English Watercolours from the Williamson collection
in Gallery Five at the Williamson Art Gallery on show until April 2016
The Victorian era saw Birkenhead, on the banks of the River Mersey, grow in importance as a maritime town with the development of the Docks and the Laird family firm of shipbuilders. The town’s first art gallery opened in 1912 in a former library building but bequests from John and Patrick Williamson, ship owners and shipping insurers, gave Birkenhead the opportunity to open its purpose-built art gallery and museum in 1928.
The core watercolour collection at the Williamson was being built from the early 1920’s in preparation for the new gallery and continued particularly throughout the 1930’s: an effort was made to have work by all the significant British painters in watercolour and some very exceptional pictures are included: for instance, a JMW Turner that had formerly belonged to John Ruskin.
The Williamson now has over two thousand watercolours and drawings, of which this is a selection of landscapes spanning the late 18th to the late 19th centuries. Future exhibitions will draw on other elements of the collection.
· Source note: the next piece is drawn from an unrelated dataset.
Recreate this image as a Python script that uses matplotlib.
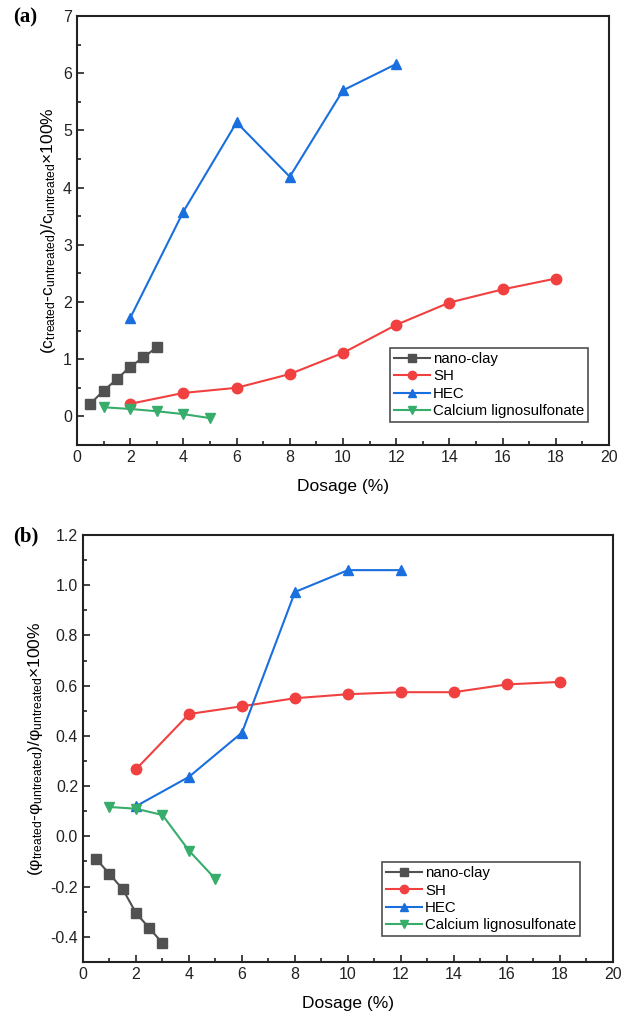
import matplotlib
matplotlib.use('Agg')
import matplotlib.pyplot as plt
from matplotlib.ticker import MultipleLocator

plt.rcParams['font.family'] = ['Liberation Sans', 'DejaVu Sans']
plt.rcParams['mathtext.fontset'] = 'custom'
plt.rcParams['mathtext.rm'] = 'Liberation Sans'
plt.rcParams['mathtext.it'] = 'Liberation Sans'
plt.rcParams['axes.unicode_minus'] = False

# dosage (%)
nano_x = [0.5, 1, 1.5, 2, 2.5, 3]
sh_x = [2, 4, 6, 8, 10, 12, 14, 16, 18]
hec_x = [2, 4, 6, 8, 10, 12]
cl_x = [1, 2, 3, 4, 5]

# (a) cohesion change
nano_c = [0.22, 0.45, 0.65, 0.87, 1.03, 1.21]
sh_c = [0.22, 0.41, 0.50, 0.74, 1.11, 1.60, 1.99, 2.22, 2.41]
hec_c = [1.72, 3.58, 5.14, 4.19, 5.70, 6.16]
cl_c = [0.16, 0.13, 0.09, 0.04, -0.03]

# (b) friction angle change
nano_phi = [-0.09, -0.15, -0.21, -0.305, -0.365, -0.425]
sh_phi = [0.267, 0.487, 0.518, 0.55, 0.566, 0.574, 0.574, 0.605, 0.615]
hec_phi = [0.12, 0.237, 0.413, 0.973, 1.06, 1.06]
cl_phi = [0.117, 0.11, 0.085, -0.057, -0.17]

labels = ['nano-clay', 'SH', 'HEC', 'Calcium lignosulfonate']
colors = ['#515151', '#F14040', '#1A6FDF', '#37AD6B']
markers = ['s', 'o', '^', 'v']
msizes = [6.5, 7.5, 7.5, 7.5]


def draw(ax, ys, ylim, ymajor, yminor, yfmt, ylabel, tag, tag_y, anchor):
    xs = [nano_x, sh_x, hec_x, cl_x]
    for x, y, lab, c, m, ms in zip(xs, ys, labels, colors, markers, msizes):
        ax.plot(x, y, color=c, marker=m, markersize=ms, lw=1.5, label=lab)
    ax.set_xlim(0, 20)
    ax.set_ylim(*ylim)
    ax.xaxis.set_major_locator(MultipleLocator(2))
    ax.xaxis.set_minor_locator(MultipleLocator(1))
    ax.yaxis.set_major_locator(MultipleLocator(ymajor))
    ax.yaxis.set_minor_locator(MultipleLocator(yminor))
    ax.yaxis.set_major_formatter(yfmt)
    ax.tick_params(which='both', direction='in', top=False, right=False,
                   labelsize=11.5, colors='#222222')
    ax.tick_params(which='major', length=5, width=1.2)
    ax.tick_params(which='minor', length=3, width=1.2)
    for s in ax.spines.values():
        s.set_linewidth(1.5)
        s.set_color('#222222')
    ax.set_xlabel('Dosage (%)', fontsize=12.5, labelpad=10)
    ax.set_ylabel(ylabel, fontsize=12.5, labelpad=4)
    leg = ax.legend(loc='lower right', fontsize=10.8, frameon=True, fancybox=False,
                    edgecolor='#222222', handlelength=2.4, handletextpad=0.2,
                    borderpad=0.25, labelspacing=0.22, markerscale=0.8,
                    borderaxespad=0, bbox_to_anchor=anchor)
    leg.get_frame().set_linewidth(1.2)
    fig.text(13 / 630, 1 - tag_y / 1019, tag, fontsize=15, fontweight='bold',
             family='Liberation Serif', va='center', ha='left')


fig = plt.figure(figsize=(6.3, 10.19), dpi=100)
ax1 = fig.add_axes([0.1222, 0.5633, 0.8444, 0.4210])
ax2 = fig.add_axes([0.1317, 0.0560, 0.8413, 0.4190])

draw(ax1, [nano_c, sh_c, hec_c, cl_c], (-0.5, 7), 1, 0.5, '{x:.0f}',
     r'$(\mathrm{c_{treated}}$-$\mathrm{c_{untreated}})/\mathrm{c_{untreated}}$×100%',
     '(a)', 17, (0.9605, 0.054))
draw(ax2, [nano_phi, sh_phi, hec_phi, cl_phi], (-0.5, 1.2), 0.2, 0.1, '{x:.1f}',
     r'$(\mathrm{φ_{treated}}$-$\mathrm{φ_{untreated}})/\mathrm{φ_{untreated}}$×100%',
     '(b)', 536, (0.938, 0.061))

fig.savefig('out.png', dpi=100)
Watercolours should not be displayed for long periods because they are vulnerable to light damage, the reason why this gallery is rather dark.
The selection here comes from a group of over 100 paintings that was chosen by Hugh Belsey and Claudio Spadoni for an exhibition in 2004 at Ravenna, in Emilia-Romagna, Italy, the first major British watercolour show in that country for many years.
A full colour catalogue of that exhibition, drawn exclusively on the Williamson’s collection, is available for sale from the front desk.